The game of politics is a large part of the problem. Liberal politicians promise benefits and Conservative politicians promise tax breaks, each with the understanding that when they implement it, it will be an investment that will automagically reap greater rewards than the costs. Aid to the poor will enable them to become taxpayers, and contribute more to the economy than is given to them. Lower tax rates will increase the volume of taxable transactions enough to pay for itself and then some. Both of these articles of faith have their limits, which no-one ever want to test to see if we have reached. But then again, faith only succeeds to the degree that it not subject to tests of proof, and so the myriad failures of such policies to work out the way they were promised through the past are conveniently ignored, chalked up to the viciousness or vacuousness of the opposition or dismissed as lies spread by people somehow brain-damaged enough to have a sincere aversion to wealth and prosperity.

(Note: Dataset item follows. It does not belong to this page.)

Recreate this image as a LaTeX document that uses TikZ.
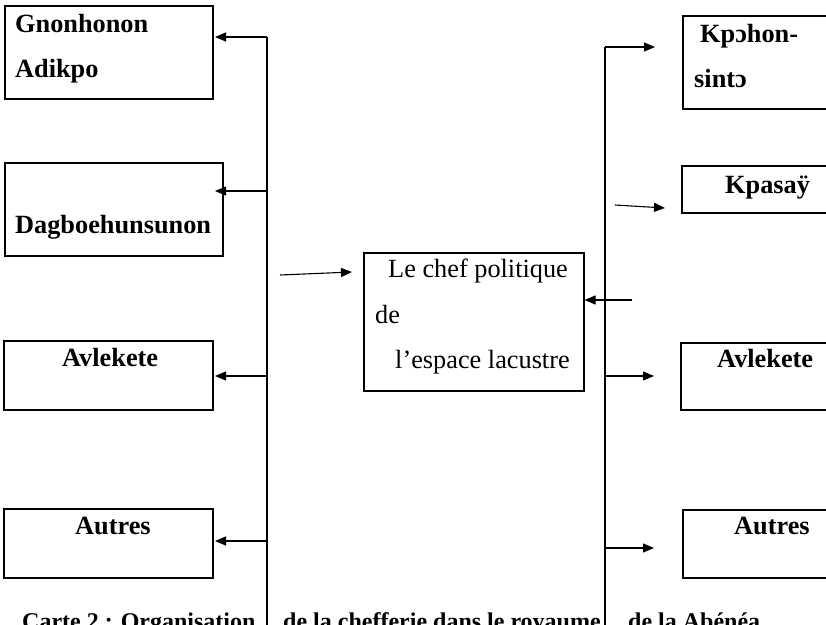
\documentclass[tikz,border=0pt]{standalone}
\usepackage{fontspec}
\setmainfont{Liberation Serif}
\usetikzlibrary{arrows.meta}
\begin{document}
\begin{tikzpicture}[x=1pt,y=-1pt,
  box/.style={draw,line width=1.1pt,inner sep=0pt,rectangle},
  lbl/.style={anchor=base west,inner sep=0pt,font=\fontsize{26.3}{30}\selectfont\bfseries},
  ctext/.style={anchor=base west,inner sep=0pt,font=\fontsize{26.3}{30}\selectfont},
  captxt/.style={anchor=base west,inner sep=0pt,font=\fontsize{24}{28}\selectfont\bfseries},
  trunk/.style={line width=1.1pt},
  arr/.style={line width=1.1pt,-{Triangle[length=11pt,width=9pt]}}]
\useasboundingbox (0,0) rectangle (826,624);
\clip (0,0) rectangle (826,624);
% left boxes
\draw[box] (5,6) rectangle (213,99);
\draw[box] (5,163) rectangle (223,256);
\draw[box] (4,341) rectangle (213,410);
\draw[box] (4,509) rectangle (213,578);
% right boxes (extend past the edge)
\draw[box] (683,16) rectangle (840,109);
\draw[box] (682,166) rectangle (840,213);
\draw[box] (681,343) rectangle (840,410);
\draw[box] (683,510) rectangle (840,578);
% centre box
\node[box,minimum width=220pt,minimum height=138pt] (c) at (474,322) {};
% labels
\node[lbl] (g1) at (15,32) {Gnonhonon};
\node[lbl] (g2) at (15,77) {Adikpo};
\node[lbl] (d1) at (15,233) {Dagboehunsunon};
\node[lbl] (a1) at (62,366) {Avlekete};
\node[lbl] (o1) at (75,534) {Autres};
\node[lbl] (k1) at (700,42) {Kpɔhon-};
\node[lbl] (k2) at (694,87) {sintɔ};
\node[lbl] (k3) at (725,193) {Kpasaÿ};
\node[lbl] (a2) at (717,367) {Avlekete};
\node[lbl] (o2) at (734,534) {Autres};
\node[ctext] (c1) at (388,277) {Le chef politique};
\node[ctext] (c2) at (375,323) {de};
\node[ctext] (c3) at (395,368) {l’espace lacustre};
% caption (clipped at the bottom edge, as in the reference)
\node[captxt] (p1) at (22,629) {Carte 2 : Organisation};
\node[captxt] (p2) at (283,629) {de la chefferie dans le royaume};
\node[captxt] (p3) at (628,629) {de la Abénéa};
% left trunk
\coordinate (lt0) at (267,37);
\coordinate (lt1) at (267,191);
\coordinate (lt2) at (267,376);
\coordinate (lt3) at (267,541);
\coordinate (lbot) at (267,630);
\draw[trunk] (lt0) -- (lbot);
\draw[arr] (lt0) -- (215,37);
\draw[arr] (lt1) -- (215,191);
\draw[arr] (lt2) -- (215,376);
\draw[arr] (lt3) -- (215,541);
% right trunk
\coordinate (rt0) at (605,47);
\coordinate (rt2) at (605,376);
\coordinate (rt3) at (605,548);
\coordinate (rbot) at (605,630);
\draw[trunk] (rt0) -- (rbot);
\draw[arr] (rt0) -- (655,47);
\draw[arr] (rt2) -- (654,376);
\draw[arr] (rt3) -- (654,548);
% free arrows
\coordinate (fa) at (615,205);
\draw[arr] (fa) -- (665,208);
\coordinate (fb) at (280,275);
\draw[arr] (fb) -- (352,272);
\coordinate (fc) at (632,300);
\draw[arr] (fc) -- (c.east |- fc);
\end{tikzpicture}
\end{document}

And we, as the overall public, are the rest of the problem. We become attached to entitlements, "sugar cookies," as my friend Curtiss so aptly terms them, and, especially once we start planning our standards of living around them, feel that it would be an unwarranted hardship to do without them. Of course, someone, sooner or later, is going to do without them. The system is unsustainable as it is, and we've started looking around to see who weaker then ourselves can be made to bear the costs, without reaping the benefits. That's unlikely to be a workable plan, and to the degree that politicians advance it, they should be (but likely won't be) roundly punished.

But the ledger must be balanced, and the two sides reconnected. We can either do it for ourselves, or have it done for us. Or should that be to us?